> _STATED PROBLEM_
Identify the lines that contain the word "chart", then copy them.

> _DATA SEGMENT_
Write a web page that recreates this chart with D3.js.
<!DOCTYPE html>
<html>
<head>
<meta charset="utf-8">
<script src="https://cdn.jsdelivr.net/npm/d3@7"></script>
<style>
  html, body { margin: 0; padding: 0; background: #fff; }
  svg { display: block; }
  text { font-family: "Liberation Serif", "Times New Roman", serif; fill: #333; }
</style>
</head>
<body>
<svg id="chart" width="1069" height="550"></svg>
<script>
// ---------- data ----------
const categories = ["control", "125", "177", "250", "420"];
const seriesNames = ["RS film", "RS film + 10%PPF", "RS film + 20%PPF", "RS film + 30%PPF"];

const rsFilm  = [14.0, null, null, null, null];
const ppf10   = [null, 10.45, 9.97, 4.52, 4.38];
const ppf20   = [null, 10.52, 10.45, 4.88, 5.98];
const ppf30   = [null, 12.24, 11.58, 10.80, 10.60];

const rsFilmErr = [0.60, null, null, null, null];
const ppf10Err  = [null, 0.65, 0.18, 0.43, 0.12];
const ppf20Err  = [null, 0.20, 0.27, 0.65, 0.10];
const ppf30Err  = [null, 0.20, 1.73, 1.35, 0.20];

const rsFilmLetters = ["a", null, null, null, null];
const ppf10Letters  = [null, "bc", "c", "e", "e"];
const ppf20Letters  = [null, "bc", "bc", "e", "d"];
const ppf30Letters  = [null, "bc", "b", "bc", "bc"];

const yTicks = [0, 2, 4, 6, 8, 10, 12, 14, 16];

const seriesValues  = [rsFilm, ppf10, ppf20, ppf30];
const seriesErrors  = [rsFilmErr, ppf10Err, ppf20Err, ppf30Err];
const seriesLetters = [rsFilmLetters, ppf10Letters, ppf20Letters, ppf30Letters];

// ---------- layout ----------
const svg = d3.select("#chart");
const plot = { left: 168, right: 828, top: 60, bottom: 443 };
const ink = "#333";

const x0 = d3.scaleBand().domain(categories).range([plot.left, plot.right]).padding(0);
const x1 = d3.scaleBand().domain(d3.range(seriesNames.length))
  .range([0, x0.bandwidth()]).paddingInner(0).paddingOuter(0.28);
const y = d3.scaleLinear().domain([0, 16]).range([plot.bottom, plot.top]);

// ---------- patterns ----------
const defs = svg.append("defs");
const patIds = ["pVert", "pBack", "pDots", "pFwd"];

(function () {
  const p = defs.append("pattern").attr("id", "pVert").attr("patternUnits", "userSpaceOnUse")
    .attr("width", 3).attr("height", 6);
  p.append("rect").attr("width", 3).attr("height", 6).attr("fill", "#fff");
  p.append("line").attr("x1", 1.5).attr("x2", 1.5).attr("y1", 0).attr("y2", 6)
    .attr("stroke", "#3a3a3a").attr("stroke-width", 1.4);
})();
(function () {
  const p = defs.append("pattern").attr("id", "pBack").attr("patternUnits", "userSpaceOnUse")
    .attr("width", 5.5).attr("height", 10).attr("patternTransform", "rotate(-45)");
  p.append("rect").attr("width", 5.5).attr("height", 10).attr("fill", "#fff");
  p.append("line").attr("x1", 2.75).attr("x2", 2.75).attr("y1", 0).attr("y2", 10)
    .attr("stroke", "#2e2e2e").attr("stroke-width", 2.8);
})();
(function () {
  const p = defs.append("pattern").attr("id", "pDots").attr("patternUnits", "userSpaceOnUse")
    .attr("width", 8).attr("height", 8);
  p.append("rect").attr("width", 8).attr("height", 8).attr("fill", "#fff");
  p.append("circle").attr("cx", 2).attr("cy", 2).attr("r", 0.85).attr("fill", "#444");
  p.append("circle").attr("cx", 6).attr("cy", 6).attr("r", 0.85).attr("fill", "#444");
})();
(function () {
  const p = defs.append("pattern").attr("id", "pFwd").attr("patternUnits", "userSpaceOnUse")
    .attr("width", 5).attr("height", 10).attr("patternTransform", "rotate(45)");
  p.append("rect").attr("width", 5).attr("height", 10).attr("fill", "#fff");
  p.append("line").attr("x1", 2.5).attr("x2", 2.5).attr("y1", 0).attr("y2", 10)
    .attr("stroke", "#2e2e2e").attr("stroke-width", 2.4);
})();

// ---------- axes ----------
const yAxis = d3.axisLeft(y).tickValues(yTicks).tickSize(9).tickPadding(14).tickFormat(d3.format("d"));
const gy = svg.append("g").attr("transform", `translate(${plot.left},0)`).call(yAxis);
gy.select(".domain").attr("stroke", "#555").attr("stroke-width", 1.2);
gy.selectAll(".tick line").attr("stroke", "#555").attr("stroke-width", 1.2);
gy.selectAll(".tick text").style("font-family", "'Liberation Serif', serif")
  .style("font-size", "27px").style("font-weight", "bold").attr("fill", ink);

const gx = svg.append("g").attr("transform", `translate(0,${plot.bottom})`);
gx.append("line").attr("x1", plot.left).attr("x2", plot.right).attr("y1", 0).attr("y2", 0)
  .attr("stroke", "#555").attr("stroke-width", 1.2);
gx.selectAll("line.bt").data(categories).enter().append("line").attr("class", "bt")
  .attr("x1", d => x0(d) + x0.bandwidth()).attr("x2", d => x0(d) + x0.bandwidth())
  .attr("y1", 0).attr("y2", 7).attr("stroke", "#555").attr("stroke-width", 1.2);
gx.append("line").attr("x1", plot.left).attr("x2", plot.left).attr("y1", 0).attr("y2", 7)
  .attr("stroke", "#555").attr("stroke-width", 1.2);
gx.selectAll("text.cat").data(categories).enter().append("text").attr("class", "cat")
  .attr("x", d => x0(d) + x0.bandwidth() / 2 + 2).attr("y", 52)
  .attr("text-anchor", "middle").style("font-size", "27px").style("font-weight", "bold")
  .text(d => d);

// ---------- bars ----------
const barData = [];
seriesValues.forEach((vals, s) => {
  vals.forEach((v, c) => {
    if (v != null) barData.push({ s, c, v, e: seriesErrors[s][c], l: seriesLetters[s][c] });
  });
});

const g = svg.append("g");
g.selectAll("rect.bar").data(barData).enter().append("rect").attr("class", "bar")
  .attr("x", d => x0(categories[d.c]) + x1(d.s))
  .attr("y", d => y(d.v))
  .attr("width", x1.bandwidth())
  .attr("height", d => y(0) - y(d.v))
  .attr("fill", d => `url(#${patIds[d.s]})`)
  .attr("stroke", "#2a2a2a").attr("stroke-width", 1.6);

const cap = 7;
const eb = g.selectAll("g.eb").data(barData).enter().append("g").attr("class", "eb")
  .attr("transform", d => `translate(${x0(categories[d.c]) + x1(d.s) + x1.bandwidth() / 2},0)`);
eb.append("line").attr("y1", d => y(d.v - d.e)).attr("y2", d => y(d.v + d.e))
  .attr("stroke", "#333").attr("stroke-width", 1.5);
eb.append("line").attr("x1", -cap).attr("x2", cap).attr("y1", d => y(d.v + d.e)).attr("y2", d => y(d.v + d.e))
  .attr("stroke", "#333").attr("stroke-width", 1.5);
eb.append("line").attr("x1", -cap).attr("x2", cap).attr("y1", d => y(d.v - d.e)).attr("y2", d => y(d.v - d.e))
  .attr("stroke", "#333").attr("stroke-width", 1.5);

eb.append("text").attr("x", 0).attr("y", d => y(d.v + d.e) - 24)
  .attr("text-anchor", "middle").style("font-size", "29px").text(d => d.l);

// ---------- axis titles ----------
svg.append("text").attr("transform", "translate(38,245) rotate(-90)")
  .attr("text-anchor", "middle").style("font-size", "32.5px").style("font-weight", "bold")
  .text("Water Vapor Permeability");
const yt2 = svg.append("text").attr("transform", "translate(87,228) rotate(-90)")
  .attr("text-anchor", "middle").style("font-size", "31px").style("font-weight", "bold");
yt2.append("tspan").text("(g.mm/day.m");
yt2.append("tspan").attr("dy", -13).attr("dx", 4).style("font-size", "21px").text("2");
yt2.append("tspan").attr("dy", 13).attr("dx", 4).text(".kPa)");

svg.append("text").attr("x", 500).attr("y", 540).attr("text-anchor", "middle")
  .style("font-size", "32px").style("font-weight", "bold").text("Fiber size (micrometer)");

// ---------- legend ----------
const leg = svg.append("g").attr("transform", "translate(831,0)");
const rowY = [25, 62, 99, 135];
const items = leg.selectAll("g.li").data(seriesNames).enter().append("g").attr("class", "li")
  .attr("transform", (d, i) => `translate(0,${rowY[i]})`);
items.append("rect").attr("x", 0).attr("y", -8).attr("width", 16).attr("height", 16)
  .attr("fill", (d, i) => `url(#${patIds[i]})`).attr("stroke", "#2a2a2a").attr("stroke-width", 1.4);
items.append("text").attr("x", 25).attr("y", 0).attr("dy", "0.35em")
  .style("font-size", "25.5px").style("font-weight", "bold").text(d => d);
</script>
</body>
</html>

> _SOLUTION TO THE PROBLEM_
Write a web page that recreates this chart with D3.js.
<svg id="chart" width="1069" height="550"></svg>
const svg = d3.select("#chart");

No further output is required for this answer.